En ce qui concerne les référendums, le parti Droit et Justice a décidé de poser quatre questions simultanées aux Polonais lors des élections législatives du 15 octobre.

En plus d’être critiqués pour leur rédaction trompeuse ou viseraient « à permettre de contourner les règles de financement applicables à la campagne électorale », comme l’écrit la délégation du Conseil de l’Europe.

De plus, les référendums eux-mêmes peuvent constituer une menace pour la démocratie.

En effet, les résultats aux référendums ne seront valides que si 50 % de l’électorat polonais y répond. Par conséquent, de nombreux Polonais opposés au parti Droit et Justice pourraient être tentés de ne pas y répondre.

Or, « les électeurs [polonais] doivent refuser explicitement de prendre les bulletins aux membres de la Commission du bureau de vote, ce qui nuit au secret du vote », a expliqué Mme Clapot à Euractiv.
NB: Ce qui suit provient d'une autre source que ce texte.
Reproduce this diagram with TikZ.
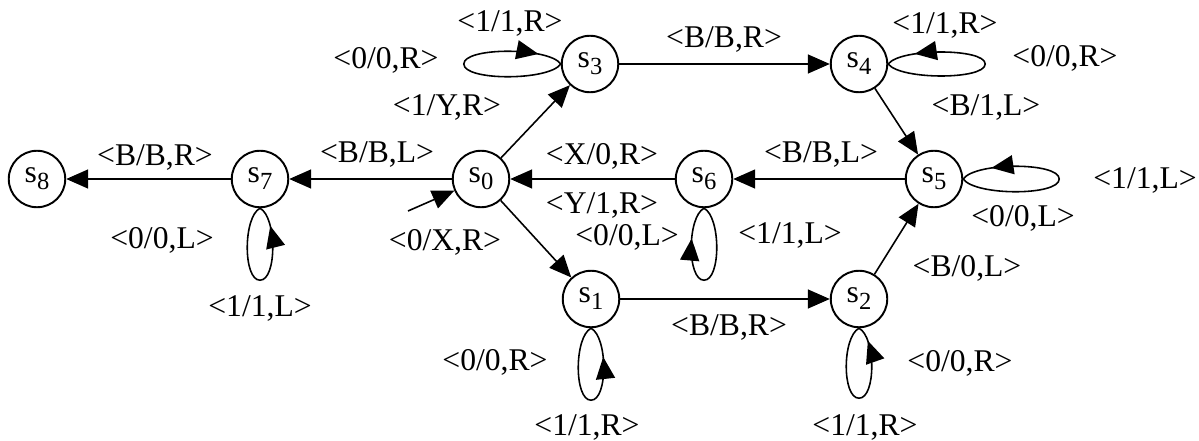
\documentclass[tikz,border=0pt]{standalone}
\usepackage{fontspec}
\setmainfont{Liberation Serif}
\usetikzlibrary{arrows.meta, decorations.markings}

\newcommand{\stname}[1]{s\raisebox{-4pt}{\fontsize{14}{14}\selectfont #1}}

\begin{document}
\begin{tikzpicture}[
    x=0.02cm, y=0.02cm,
    >={Triangle[length=0.44cm, width=0.38cm]},
    font=\fontsize{18}{20}\selectfont,
    statenode/.style={draw, circle, line width=1.1pt, minimum size=1.13cm, inner sep=0pt},
    edgeline/.style={->, line width=0.9pt},
    loopline/.style={line width=0.9pt, postaction={decorate}, decoration={markings, mark=at position #1 with {\arrow{>}}}},
    lbl/.style={inner sep=0pt}
  ]
  \useasboundingbox (0,0) rectangle (1199,440);

  \node (s0) [statenode] at (481,261) {\stname{0}};
  \node (s1) [statenode] at (591,141) {\stname{1}};
  \node (s2) [statenode] at (859,141) {\stname{2}};
  \node (s3) [statenode] at (590,376) {\stname{3}};
  \node (s4) [statenode] at (859,376) {\stname{4}};
  \node (s5) [statenode] at (934,261) {\stname{5}};
  \node (s6) [statenode] at (704,261) {\stname{6}};
  \node (s7) [statenode] at (260,261) {\stname{7}};
  \node (s8) [statenode] at (37,261) {\stname{8}};
  \coordinate (start) at (408,229);

  \draw[edgeline] (start) -- (s0);
  \draw[edgeline] (s0) -- (s3);
  \draw[edgeline] (s3) -- (s4);
  \draw[edgeline] (s4) -- (s5);
  \draw[edgeline] (s5) -- (s6);
  \draw[edgeline] (s6) -- (s0);
  \draw[edgeline] (s0) -- (s7);
  \draw[edgeline] (s7) -- (s8);
  \draw[edgeline] (s0) -- (s1);
  \draw[edgeline] (s1) -- (s2);
  \draw[edgeline] (s2) -- (s5);

  \draw[loopline=0.88] (s3.west) .. controls +(-12,-17) and +(0,-17) .. ++(-97,0) .. controls +(0,17) and +(-12,17) .. (s3.west);
  \draw[loopline=0.86] (s4.east) .. controls +(12,-16) and +(0,-16) .. ++(97,0) .. controls +(0,16) and +(12,16) .. (s4.east);
  \draw[loopline=0.85] (s5.east) .. controls +(12,-17) and +(0,-17) .. ++(96,0) .. controls +(0,17) and +(12,17) .. (s5.east);
  \draw[loopline=0.79] (s6.south) .. controls +(17,-9) and +(17,0) .. ++(0,-72) .. controls +(-17,0) and +(-17,-9) .. (s6.south);
  \draw[loopline=0.87] (s7.south) .. controls +(-17,-9) and +(-17,0) .. ++(0,-72) .. controls +(17,0) and +(17,-9) .. (s7.south);
  \draw[loopline=0.80] (s1.south) .. controls +(-17,-9) and +(-17,0) .. ++(0,-72) .. controls +(17,0) and +(17,-9) .. (s1.south);
  \draw[loopline=0.90] (s2.south) .. controls +(-17,-9) and +(-17,0) .. ++(0,-70) .. controls +(17,0) and +(17,-9) .. (s2.south);

  \node[lbl] (l31) at (510,417) {<1/1,R>};
  \node[lbl] (l30) at (386,380) {<0/0,R>};
  \node[lbl] (l03) at (447,333) {<1/Y,R>};
  \node[lbl] (l07) at (377,285) {<B/B,L>};
  \node[lbl] (l78) at (155,282) {<B/B,R>};
  \node[lbl] (l70) at (162,200) {<0/0,L>};
  \node[lbl] (l71) at (260,132) {<1/1,L>};
  \node[lbl] (l6x) at (602,284) {<X/0,R>};
  \node[lbl] (l6y) at (602,235) {<Y/1,R>};
  \node[lbl] (l01) at (445,198) {<0/X,R>};
  \node[lbl] (l60) at (627,203) {<0/0,L>};
  \node[lbl] (l61) at (790,205) {<1/1,L>};
  \node[lbl] (l34) at (724,400) {<B/B,R>};
  \node[lbl] (l41) at (945,415) {<1/1,R>};
  \node[lbl] (l40) at (1065,382) {<0/0,R>};
  \node[lbl] (l45) at (986,333) {<B/1,L>};
  \node[lbl] (l56) at (821,285) {<B/B,L>};
  \node[lbl] (l51) at (1145,260) {<1/1,L>};
  \node[lbl] (l50) at (1023,222) {<0/0,L>};
  \node[lbl] (l25) at (967,172) {<B/0,L>};
  \node[lbl] (l12) at (729,112) {<B/B,R>};
  \node[lbl] (l10) at (495,78) {<0/0,R>};
  \node[lbl] (l11) at (587,13) {<1/1,R>};
  \node[lbl] (l21) at (865,13) {<1/1,R>};
  \node[lbl] (l20) at (960,77) {<0/0,R>};

\end{tikzpicture}
\end{document}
En effet, ceux qui sont enclins à refuser de répondre aux référendums sont plus probablement des opposants au PiS et pourraient faire face à des intimidations dans le bureau de vote.

Elections en Pologne
« J’ai été stupéfaite par le niveau d’invectives entre les différents partis. Le niveau d’antagonisme est très fort. Certains politiques se traitent d'agents de l'étranger, soit vis-à-vis de l'Allemagne, soit vis-à-vis de la Russie », a déclaré Mireille Clapot, députée française et cheffe de la délégation, à Euractiv. [EPA-EFE/Pawel Supernak]

Comptabilisation du vote des Polonais vivant à l’étranger

Le « processus de vote applicable aux citoyen·ne·s polonais·e·s résidant à l’étranger a également été soulevé » par la délégation.

En effet, la municipalité de Varsovie est la seule municipalité à recevoir les votes des Polonais vivant à l’étranger et dispose d’exactement 24 heures pour soumettre les résultats à la Commission électorale nationale.

« Aucun vote des bureaux dépassant ce délai ne sera comptabilisé, ce qui pose un problème quant à l’équité du vote », a déclaré la cheffe de la délégation, Mme Clapot.

Ce délai a été critiqué en Pologne par le commissaire aux droits de l’homme, Marcin Wiącek, qui a qualifié la nouvelle règle de décompte des voix de manquement aux droits des Polonais de l’étranger et d’infraction à la Constitution polonaise.

Certains craignent que cette nouvelle règle ne soit une tentative de ne pas comptabiliser les votes des Polonais de l’étranger, qui ont tendance à favoriser l’opposition plutôt que le parti au pouvoir, le PiS, comme le montrent les résultats des dernières élections présidentielles de 2020.

Indépendance des médias

La délégation du Conseil de l’Europe a également noté un « déséquilibre de la couverture médiatique assurée par les organes de presse publics ».

En effet, certains dénoncent que le PiS, utilise depuis plusieurs années les chaînes de radio et de télévision nationales (Polskie Radio et TVP) pour diffuser son programme conservateur.

En outre, depuis décembre 2020, la compagnie pétrolière publique PKN Orlen possède la holding de médias Polska Press, qui regroupe des dizaines de journaux polonais locaux. La Fondation Helsinki pour les droits de l’homme a signalé à ce propos que cette acquisition avait porté atteinte à la liberté journalistique en Pologne.

Radio Maryja, une station de radio polonaise, religieuse et conservatrice très influente auprès des personnes âgées, principalement des femmes, a par ailleurs reçu d’importantes subventions de l’État.

La station invite souvent des personnalités politiques du PiS qui soutiennent la radio, qui en retour présente la politique du PiS comme la seule qui soit la bonne.

Indépendance de la Cour suprême

La validation des référendums sera déterminée par la Cour suprême polonaise.

Or, certains des juges de cette institution ont été nommés par le PiS, et leur indépendance a de ce fait été mise en question. Notamment, la Cour européenne des droits de l’homme ne reconnaît plus cette institution comme un tribunal légalement établi.

« En cas de litiges, les décisions pourraient voir leur impartialité et donc leur légitimité mises en doute », a expliqué Mme Clapot.

Une note positive

Sur une note plus positive, Mme Clapot a expliqué que la liberté de se porter candidat n’a pas été entravée en Pologne.

Euractiv a contacté le porte-parole du parti Droit et Justice, mais aucune réponse n’a été reçue au moment de la publication.